The Chairman of the Major Oil Marketers Association of Nigeria (MOMAN), Mr. Akinsola Akinfemiwa, spoke with select journalists on issues militating against having a thriving and competitive downstream sector as well as solutions to address challenges in the industry. Excerpts:
In 2016, you were elected as Chairman of MOMAN after having had one Chairman for a long time. What informed the baton change?
MOMAN's emergence as a strong voice in the industry was as a result of the vision of the founding Chairman, Mr. Wale Tinubu, whose tenure as Chairman saw the essence of setting standards and promoting best practices within the industry. As the Leader of a growing diversified energy company along the value chain, of which marketing is a part, he could not devote the time required at a very tumultuous period for the sector and he relinquished the position and my colleagues in MOMAN elected me to take up the mantle of leading the industry at a time when importation was getting more difficult due to unavailability of foreign exchange. Also, outstanding subsidy payments was bringing the industry to its knees and many other challenges required collective efforts to overcome.
What are the plans to reposition the downstream petroleum sector in the light of recent happenings?
Most of us have been in the industry for a long time and we are critically aware of the cyclicality of the events of the last few years. Remember that we have a huge stake in the country's economy with our investments in retail outlets, storage facilities, people and systems and this shows we are here for the long haul.
Recall that the last fuel scarcity and distribution challenges were resolved largely with MOMAN resources. We ensured product availability and pricing integrity across the nation because our pedigree means a lot to us and we see ourselves as partners in progress.
That said, we are business concerns and we require an enabling environment to thrive. MOMAN is certain that we are stronger together and would actively seek areas of comparative advantage and collaboration along the downstream value chain as we currently do with the ATK Tender and joint imports to the benefit of our customers.
With the current supply cost hurting the amount accruable to the federation account and making deregulation inevitable, we believe our investments put us in good stead to reap bountifully in the coming years.
What is MOMAN currently doing to recover oil subsidy debts the government is owing its member companies?

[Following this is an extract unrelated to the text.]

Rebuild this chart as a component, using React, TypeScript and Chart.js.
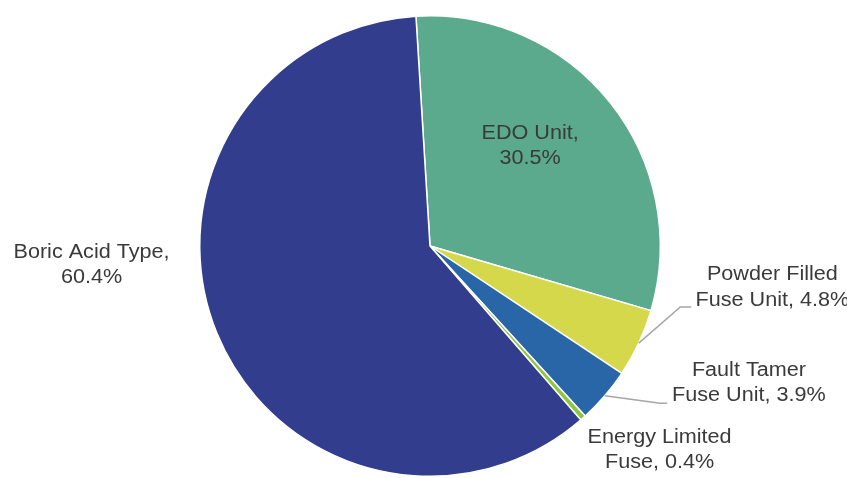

I would like to answer this question as a downstream operator because the federal government doesn't see the dichotomy. We have gone through several rounds of verification exercises to ascertain the outstanding subsidies; late payment interest and foreign exchange differentials and several promises had been made to clear the outstanding amount, but we have not received any payment. We have not relented in our efforts to get the payments with submissions and engagements with the Presidency, National Assembly and other agencies of government. With the hard work already done, it is a matter of when, not if we would be paid.
How has MOMAN member companies been able to manage their working capital given the non-payment of this debt?
It has been very tough. The working capital deficits has taken a more drastic turn with the banks taking a pessimistic view on lending to the sector. Our reputation as worthy partners precede us in the marketplace with suppliers willing to support us especially with better terms for deregulated products. However, internally we keep finding ways to survive these hard times by reducing our cash cycles, curbing costs, improving efficiencies, inculcating good customer service, ensuring the integrity of our pumps and smart procurement of our inventory.
How sustainable is the current supply chain and distribution model of the downstream petroleum sector given the huge landing cost of petrol which is said to be higher than the open-market pump price?
It is clearly not sustainable. The best way is to deregulate the sector to stimulate the necessary investment in inland storages, pipelines and reduce the wear and tear on the roads and other infrastructure by heavy laden trucks which we use to distribute petroleum products.
MOMAN recently appointed a new Executive Secretary. What are the association's strategic objectives following this administrative change?
I must first acknowledge the great advocacy and proactive policy interventions done by the outgone Executive Secretary (ES), Mr. Thomas Olawore. His experience and maturity was invaluable to all MOMAN members and he had a deep network that was ultimately beneficial to MOMAN. On behalf of all MOMAN members, I wish him a peaceful and healthy retirement. The appointment of Mr. Clement Isong as Chief Operating Officer about six month ago was designed to ensure a seamless handover upon Olawore's retirement.
I would also like to use this medium to welcome him onboard. With respect to long term strategy, the industry is expected to evolve and as the largest single set of stakeholders by market share and investment, we carry the biggest risk if we do not adapt.
The new ES is expected to drive the vision of the association in the transition to a deregulated market especially with the new regulations that would guide the process. We also expect a lot of self-regulation within the sector that would lead to the need for an expanded secretariat to deal with the various teething issues that would arise in the transition.
Our dealings with the public and governments at all levels, which is already being done, is expected to be through pooling of resources as we did to resolve issues around tanker movements within Apapa.
Overall, we expect the secretariat to become a reference point in all matters relating to the downstream sector by harnessing the limitless talent in the member companies for the benefit of our customers and economy.